Li Ka-shing’s remark about increasing tax is a bit rich

It’s hard not to be cynical about the spat between commentator Albert Cheng and the Liberal Party’s James Tien Pei-Chun that was sparked by the tycoon’s comments

PUBLISHED : Saturday, 16 July, 2016, 12:50am
UPDATED : Saturday, 16 July, 2016, 12:50am

It’s always fun to watch the good and the great in local politics slug it out among themselves. The latest round came after tycoon Li Ka-shing suggested Hong Kong should increase corporate tax to ease the widening wealth gap and rising social tensions.

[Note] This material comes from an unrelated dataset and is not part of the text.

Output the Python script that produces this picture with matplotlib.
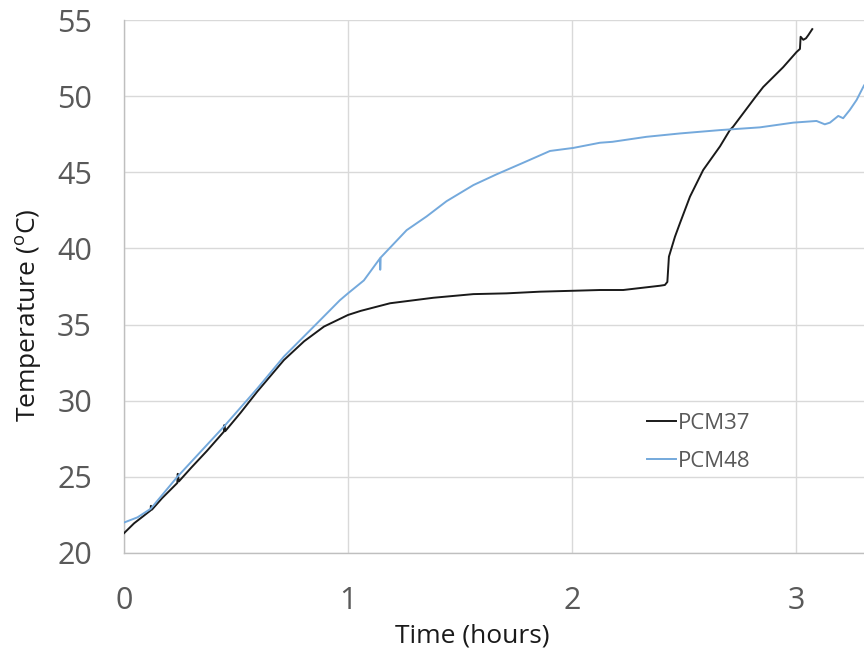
import matplotlib
matplotlib.use("Agg")
import matplotlib.pyplot as plt

plt.rcParams['font.family'] = ['Open Sans', 'DejaVu Sans']
plt.rcParams['mathtext.fontset'] = 'custom'
plt.rcParams['mathtext.rm'] = 'Open Sans'

# PCM37 series (time in hours, temperature in °C)
pcm37_t = [0.0, 0.045, 0.08, 0.119, 0.12, 0.125, 0.17, 0.238, 0.24, 0.245, 0.30, 0.37,
           0.446, 0.448, 0.452, 0.52, 0.595, 0.714, 0.804, 0.893, 1.0, 1.057, 1.188,
           1.381, 1.56, 1.708, 1.857, 2.006, 2.125, 2.229, 2.393, 2.415, 2.426, 2.433,
           2.46, 2.482, 2.527, 2.586, 2.661, 2.705, 2.72, 2.817, 2.854, 2.943, 3.003,
           3.018, 3.021, 3.033, 3.045, 3.055, 3.073]
pcm37_y = [21.3, 21.95, 22.35, 22.8, 23.1, 22.85, 23.6, 24.6, 25.2, 24.7, 25.6, 26.7,
           27.97, 28.4, 28.0, 29.2, 30.6, 32.67, 33.9, 34.87, 35.63, 35.9, 36.4,
           36.76, 37.0, 37.05, 37.16, 37.22, 37.27, 37.27, 37.55, 37.6, 37.8, 39.46,
           40.77, 41.65, 43.4, 45.15, 46.7, 47.77, 48.0, 49.9, 50.6, 51.9, 52.9,
           53.1, 53.9, 53.7, 53.8, 54.0, 54.4]

# PCM48 series
pcm48_t = [0.0, 0.06, 0.119, 0.238, 0.446, 0.595, 0.714, 0.863, 0.964, 1.0, 1.071,
           1.143, 1.144, 1.146, 1.262, 1.351, 1.44, 1.56, 1.664, 1.783, 1.902, 2.006,
           2.125, 2.18, 2.333, 2.482, 2.661, 2.839, 2.988, 3.092, 3.129, 3.152, 3.189,
           3.211, 3.241, 3.271, 3.304]
pcm48_y = [22.0, 22.34, 22.9, 25.0, 28.3, 30.8, 32.9, 35.1, 36.6, 37.05, 37.9,
           39.35, 38.6, 39.4, 41.2, 42.1, 43.1, 44.16, 44.87, 45.63, 46.4, 46.6,
           46.94, 47.0, 47.33, 47.55, 47.77, 47.95, 48.26, 48.37, 48.15, 48.26, 48.7,
           48.55, 49.1, 49.75, 50.7]

xticks = [0, 1, 2, 3]
yticks = [20, 25, 30, 35, 40, 45, 50, 55]

fig = plt.figure(figsize=(8.64, 6.53), dpi=100)
ax = fig.add_axes([124/864, 1 - 553/653, 1 - 124/864, (553 - 20)/653])

ax.plot(pcm37_t, pcm37_y, color='#1a1a1a', lw=1.4, label='PCM37', zorder=3)
ax.plot(pcm48_t, pcm48_y, color='#74a9dc', lw=1.4, label='PCM48', zorder=3)

ax.set_xlim(0, 3.304)
ax.set_ylim(20, 55)
ax.set_xticks(xticks)
ax.set_yticks(yticks)
ax.grid(True, color='#d9d9d9', lw=1.0, zorder=0)
ax.set_axisbelow(True)
for s in ['top', 'right']:
    ax.spines[s].set_visible(False)
for s in ['left', 'bottom']:
    ax.spines[s].set_color('#bfbfbf')
    ax.spines[s].set_linewidth(1.0)

ax.tick_params(axis='both', length=0, labelsize=22, labelcolor='#595959')
ax.tick_params(axis='y', pad=23)
ax.tick_params(axis='x', pad=24)

ax.set_xlabel('Time (hours)', fontsize=19, color='#1a1a1a')
ax.set_ylabel('Temperature ($^{\\mathrm{o}}$C)', fontsize=19, color='#1a1a1a')
ax.xaxis.set_label_coords(0.47, -0.1332)
ax.yaxis.set_label_coords(-0.108, 0.4465)

leg = ax.legend(loc='upper left', bbox_to_anchor=(0.68, 0.30), frameon=False,
                fontsize=16, labelcolor='#595959', handlelength=1.3,
                handletextpad=0.1, labelspacing=0.75)

fig.savefig('out.png', dpi=100)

Writing in the Post, Albert Cheng, probably the city’s best-known commentator, described Li’s idea as “noble” and castigated the Liberal Party’s opposition as defending narrow corporate interests and neglecting the poor and grass roots.

The party is among business groups that have come out against Li’s apparently off-the-cuff remark. An angry James Tien Pei-chun, its honorary chair, fought back in the Economic Journal. “The Liberal Party,” Tien wrote, “has been a champion of the underprivileged and the working poor since its founding.”

He just thinks the government’s overflowing coffers can pay for extra social programmes without having to squeeze more out of the private sector.

Of course, Cheng never has a bad word to say about his hero Li; and Tien goes out of his way to pay tributes to “Superman”.

Li Ka-shing calls for higher profits tax rate to tackle Hong Kong wealth gap

“We have the utmost respect for Mr Li,” wrote Tien, “as a great business leader and an extraordinary philanthropist who has been working tirelessly to help the needy.”

Still “noble” is not a word that usually comes to mind when discussing Li and his family business. And it’s entirely new to me that the Liberal Party has been a champion of the poor. But that’s just me.

Our low and efficient tax regime is the least of our worries. Its rather the stranglehold the property oligarchies and business cartels, exemplified by Li’s vast business empire, on the local economy and society – along with a complacent and complicit government – that have been among our biggest problems.

One can hardly expect Li and his friends to admit to the real problems and commit ideological hara-kiri. But he does try to gain some street cred by hinting at being in favour of raising profits tax, which everyone knows won’t happen anyway. Rich men like Li don’t pay much tax anyway with their billions of dollars in tax-free dividends every year – in case you wonder why he is so generous as a philanthropist.

It’s hard not to be cynical about the latest spat between Tien and Cheng and its complete irrelevance.